# Warhammer FAQ Update, Power Scroll changes.



## Aramoro (Oct 7, 2009)

Main rulebook has had the predicted change




> Reference Section – Arcane Items, Power Scroll
> Change to “POWER SCROLL 35 points
> One use only. A Power Scroll can be used when the Wizard
> makes a casting attempt. During that casting attempt, the
> ...


----------



## Masked Jackal (Dec 16, 2009)

An almost unprecedented change, and a very welcome one at that. Hopefully GW will continue fixing problem stuff like this in the future.


----------



## Whitehorn (Dec 17, 2009)

> You cannot choose to *boost* a spell when using the Power Scroll.


What does that mean? You can't use the higher power level?


----------



## effigy22 (Jun 29, 2008)

Whitehorn said:


> What does that mean? You can't use the higher power level?


you are correct.


----------



## GrizBe (May 12, 2010)

Hmm.. just one thing though they've forgotten unless I've missed it...

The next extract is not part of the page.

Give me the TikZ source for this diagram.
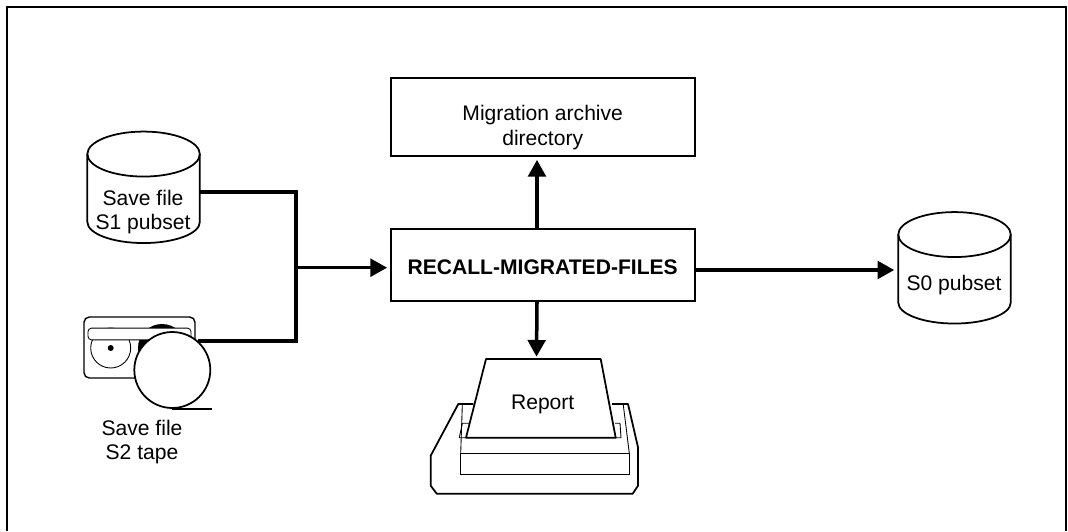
\documentclass[tikz,border=0pt]{standalone}
\usepackage{fontspec}
\setmainfont{Liberation Sans}
\usetikzlibrary{shapes.geometric, arrows.meta, positioning}
\tikzstyle{arrow} = [line width=2pt,-{Triangle[length=9.5pt,width=10pt]}]
\newcommand{\drawdisk}[1]{
	\draw[line width=1pt] ([yshift=-0.45cm]#1.north) ellipse [x radius=1.125cm, y radius=0.45cm];
	\draw[line width=1pt] ([yshift=-0.45cm]#1.north west) -- ([yshift=0.42cm]#1.south west) arc[start angle=180, end angle=360, x radius=1.125cm, y radius=0.42cm] -- ([yshift=-0.45cm]#1.north east);
}

\begin{document}
\begin{tikzpicture}[x=0.02cm,y=-0.02cm]
	% Define styles for the different elements of the diagram
	\tikzstyle{label} = [align=center, font=\fontsize{12}{14}\selectfont, inner sep=0pt]
	\tikzstyle{box} = [rectangle, draw, line width=1pt, minimum width=6.08cm]
	\tikzstyle{disk} = [rectangle, minimum width=2.25cm, minimum height=2.23cm, inner sep=0pt, outer sep=0pt]
	\tikzstyle{bus} = [line width=2pt]
	\tikzstyle{thin part} = [line width=0.5pt]
	\tikzstyle{thick part} = [line width=1pt, line join=round]

	\useasboundingbox (0,0) rectangle (1068,531);

	% Page frame, open at the bottom
	\draw[line width=1pt] (7.3,531) -- (7.3,7.3) -- (1066,7.3) -- (1066,531);

	% Boxes
	\node[box, minimum height=1.56cm] (archive) at (543,117) {};
	\node[label] (archivetext) at (542.7,127.5) {Migration archive\\directory};
	\node[box, minimum height=1.44cm] (recall) at (543,265) {};
	\node[label, font=\fontsize{12}{14}\selectfont\bfseries] (recalltext) at (542.7,267) {RECALL-MIGRATED-FILES};

	% Disks
	\node[disk] (s1disk) at (143.6,187.3) {};
	\drawdisk{s1disk}
	\node[label] (s1text) at (143,212) {Save file\\S1 pubset};
	\node[disk] (s0disk) at (954.5,267.8) {};
	\drawdisk{s0disk}
	\node[label] (s0text) at (954,285.5) {S0 pubset};

	% Tape
	\node[rectangle, draw, line width=0.8pt, rounded corners=3pt, minimum width=2.22cm, minimum height=1.22cm] (tapecase) at (139.5,347.5) {};
	\node[circle, fill=black, minimum size=0.96cm, inner sep=0pt] (tapehub) at (162,348) {};
	\node[circle, draw, thin part, minimum size=0.8cm, inner sep=0pt] (tapeleft) at (110.7,348) {};
	\node[circle, fill=black, minimum size=0.12cm, inner sep=0pt] (tapedot) at (110.7,348) {};
	\node[rectangle, draw, thin part, fill=white, rounded corners=2pt, minimum width=2.06cm, minimum height=0.2cm] (tapeslot) at (139.5,334) {};
	\node[circle, draw, line width=1pt, fill=white, minimum size=1.52cm, inner sep=0pt] (tapereel) at (172.3,370) {};
	\draw[thick part] (tapereel.south) -- ++(40,0);
	\node[label] (s2text) at (142,442) {Save file\\S2 tape};

	% Printer
	\draw[thick part] (473.3,404) -- (458.3,404) -- (430.7,455.7) -- (430.7,485.7) -- (436.7,493.7) -- (632.7,493.7) -- (638,485.7) -- (638,447.3) -- (628,404) -- (612,404);
	\draw[thin part] (460.7,453.3) -- (462.3,405) (629.3,453.3) -- (623.3,405);
	\draw[thin part] (460.7,453.3) rectangle (629.3,474.7);
	\draw[thin part] (472,423.3) -- (462.3,423.3) -- (459.3,437.7) -- (621,437.7) -- (620,423.3) -- (615,423.3);
	\draw[thick part, fill=white] (486,359) coordinate (sheet) -- (600.7,359) -- (615.7,437.7) -- (466,437.7) -- cycle;
	\node[label] (report) at (542.7,404) {Report};

	% Connections
	\coordinate (join) at (296,267.7);
	\draw[bus] ([yshift=-0.09cm]s1disk.east) -| (join) |- (tapereel.48);
	\draw[arrow] (join) -- ([xshift=-0.06cm]recall.west |- join);
	\draw[arrow] ([xshift=-0.12cm]recall.north) -- ([xshift=-0.12cm,yshift=-0.06cm]archive.south);
	\draw[arrow] ([xshift=-0.12cm]recall.south) -- (536.5,356.7);
	\draw[arrow] ([yshift=-0.044cm]recall.east |- s0disk.west) -- ([xshift=-0.08cm,yshift=-0.044cm]s0disk.west);
\end{tikzpicture}
\end{document}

If it halfs the casting cost, does it mean you half the dispell cost?


----------



## Aramoro (Oct 7, 2009)

Dispelling is based on the Casting result not the casting cost so it'll lower that as well.


----------



## GrizBe (May 12, 2010)

Aramoro said:


> Dispelling is based on the Casting result not the casting cost so it'll lower that as well.


Thats what I thought... just me being thick and forgetting how rules work. I need to get more games in...


----------



## The Wraithlord (Jan 1, 2007)

I think that was a much needed fix to be honest. Power Scrolls were in every single list around here, without fail, because they were so broken.


----------